Leur gestuelle est à la fois sobre et expressive, jamais précipitée comme il convient lorsqu’on dit la poésie. La musique qui ponctue les poèmes, de même que les lumières et les projections orchestrées par Philippe Groggia (technicien à la Comédie française), contribuent à alléger l’atmosphère parfois un peu pesante qui émane des textes. Deux ou trois brefs intermèdes permettent d’apprécier les talents de danseur des comédiens. Layla Metssitane, en particulier, ne fait pas mentir ses origines en esquissant quelques figures sur un air de musique arabe.

Mais l’essentiel du spectacle se trouve bien sûr dans les poèmes. Les amoureux de Césaire sont comblés d’entendre de longs extraits du Cahier récités dans une diction parfaite, éloquente et sensible à la fois. Le passage où l’auteur se fait le porte-parole de tous les opprimés n’est évidemment pas oublié :

Je viendrai à ce pays mien et je lui dirais : « Embrassez-moi sans crainte…

Et si je ne sais que parler, c’est pour vous que je parlerai ».

Et je lui dirai encore : « Ma bouche sera la bouche des malheurs qui n’ont point de bouche, ma voix, la liberté de celles qui s’affaissent au cachot du désespoir ».

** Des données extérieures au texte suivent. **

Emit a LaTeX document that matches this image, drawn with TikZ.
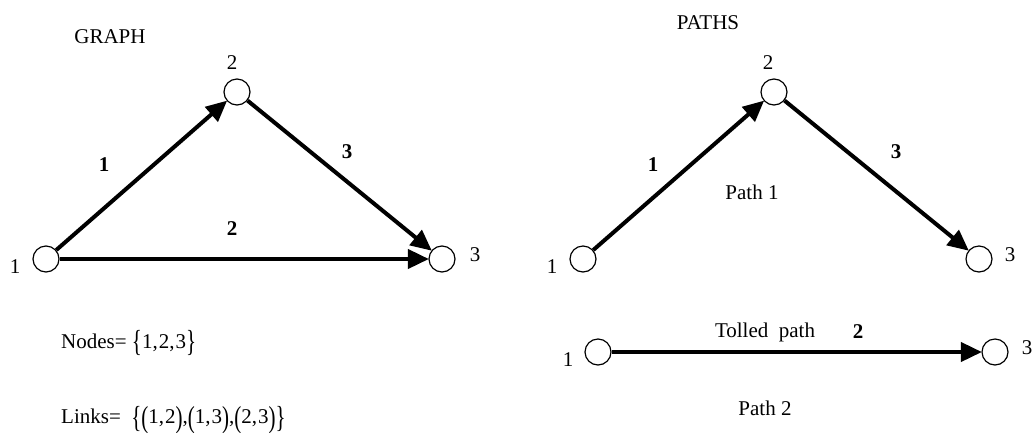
\documentclass[tikz,border=0pt]{standalone}
\usepackage{fontspec}
\setmainfont{Liberation Serif}
\usetikzlibrary{arrows.meta}
\newcommand\tallch[1]{\raisebox{-0.35ex}{\scalebox{1}[1.45]{#1}}}
\tikzset{
  vertex/.style={circle,draw,line width=1.2pt,minimum size=26pt,inner sep=0pt,fill=white},
  link/.style={line width=4pt,-{Triangle[length=21pt,width=19pt]},shorten >=-0.5pt},
  txt/.style={font=\fontsize{21}{25}\selectfont,inner sep=0pt},
  blab/.style={font=\fontsize{21}{25}\selectfont\bfseries,inner sep=0pt}
}
\begin{document}
\begin{tikzpicture}[x=1pt,y=-1pt]
\useasboundingbox (0,0) rectangle (1033,432);
% left graph
\node[txt] (gt) at (110,37) {GRAPH};
\node[vertex] (g1) at (46,259) {};
\node[vertex] (g2) at (237,92) {};
\node[vertex] (g3) at (442,259) {};
\node[txt] (g1l) at (15,267) {1};
\node[txt] (g2l) at (232,63) {2};
\node[txt] (g3l) at (475,255) {3};
\draw[link] (g1) -- (g2);
\draw[link] (g2) -- (g3);
\draw[link] (g1) -- (g3);
\node[blab] (ge1) at (104,165) {1};
\node[blab] (ge3) at (347,152) {3};
\node[blab] (ge2) at (232,229) {2};
\node[txt,anchor=west] (nodes) at (61,343) {Nodes=\ \tallch{\{}1,\kern1pt2,\kern1pt3\tallch{\}}};
\node[txt,anchor=west] (links) at (61,420) {Links=\ \ \tallch{\{}\tallch{(}1,\kern1pt2\tallch{)},\tallch{(}1,\kern1pt3\tallch{)},\tallch{(}2,\kern1pt3\tallch{)}\tallch{\}}};
% right paths
\node[txt] (pt) at (708,23) {PATHS};
\node[vertex] (p1) at (583,259) {};
\node[vertex] (p2) at (774,92) {};
\node[vertex] (p3) at (979,259) {};
\node[txt] (p1l) at (552,267) {1};
\node[txt] (p2l) at (768,63) {2};
\node[txt] (p3l) at (1010,255) {3};
\draw[link] (p1) -- (p2);
\draw[link] (p2) -- (p3);
\node[blab] (pe1) at (653,165) {1};
\node[blab] (pe3) at (896,152) {3};
\node[txt] (path1) at (752,192) {Path 1};
\node[vertex] (q1) at (598,352) {};
\node[vertex] (q3) at (995,352) {};
\node[txt] (q1l) at (568,360) {1};
\node[txt] (q3l) at (1027,348) {3};
\draw[link] (q1) -- (q3);
\node[txt] (toll) at (765,332) {Tolled\ \ path};
\node[blab] (qe2) at (858,332) {2};
\node[txt] (path2) at (765,408) {Path 2};
\end{tikzpicture}
\end{document}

Le passage précédent était dit par Xavier Carrar. Layla Metssitane interprète pour sa part la litanie qui commence le poème : « Au bout du petit matin », etc. mais le spectacle retient tant d’autres passages du Cahier que l’on finit par se demander si on ne l’a pas entendu en entier.

Bien d’autres poètes, cependant, sont sollicités. On n’est pas surpris d’entendre des vers de Senghor, le frère aîné de Césaire en négritude. La confrontation ne tourne pas à l’avantage du plus vieux mais cela est vrai aussi pour les autres poètes appelés à figurer dans ces Palabres. Pour ceux qui n’en seraient pas d’avance convaincus, le spectacle démontre que le verbe de Césaire, sa verve, son éloquence n’ont guère de concurrents dans la poésie française du XXe siècle. Il est dommage à cet égard que Layla Metssitane, qui a choisi les textes, n’ait pas tenté la confrontation entre Césaire et Perse. Dans un genre certes très différent le Guadeloupéen est peut-être le seul qui supporterait la comparaison avec le héros des lettres martiniquaises. La révolte chaude du Cahier contre la hiératique grandeur d’Anabase ou d’Eloges : on aurait aimé les voir toutes les deux servies par les talentueux interprètes des Palabres.

Il est vrai que, en contrepartie si l’on peut dire, la sélection retenue offre quelques découvertes, comme le long poème sur Jugurtha, écrit en vers latins par Rimbaud alors qu’il avait 14 ou 15 ans et qui nous est donné dans la traduction de Jules Mouquet. Quelques vers donneront une idée du souffle qui traverse ce devoir scolaire en forme de poème, qui devient sous la plume de Rimbaud un pamphlet contre la colonisation de l’Algérie, alors en marche.

Il est né sur les monts d’Algérie un enfant peu commun
Et la brise légère l’a dit
“Jugurtha nous revient….
”Depuis peu s’est levé celui qui bientôt deviendrait
Pour le peuple arabe et sa patrie un nouveau Jugurtha,
Quand l’ombre de Jugurtha lui-même aux parents stupéfaits
Apparut, penchée sur leur enfant, et l’ombre rapporta
L’histoire de sa vie et se mit à conter ses malheurs
“ô patrie ! ô terre défendue par ma seule vigueur.”
Et sa voix se perdait un moment emportée par le vent…

De rares fautes ne suffisent pas à entacher la qualité du spectacle. Lorsqu’on écoute le récit fait par Breton de sa découverte de Césaire, on croit entendre que c’est par le truchement du Cahier que cette découverte aurait eu lieu, alors que Breton, de passage en Martinique, est tombé par hasard sur un numéro de la revue Tropiques animée par Aimé et Suzanne Césaire. Plus trivial : récitant le passage du Cahier qui relate la rencontre avec le nègre « comique et laid » dans un tramway parisien, Layla Metssitane parle d’un personnage « déguingandé » (au lieu de « dégingandé »), mais ces quelques erreurs, encore une fois, ne tirent pas à conséquence. On en donnera pour preuve la ferveur avec lequel le public de Fort-de-France, oubliant la froideur de la grande salle de l’Atrium, a reçu ce magnifique spectacle.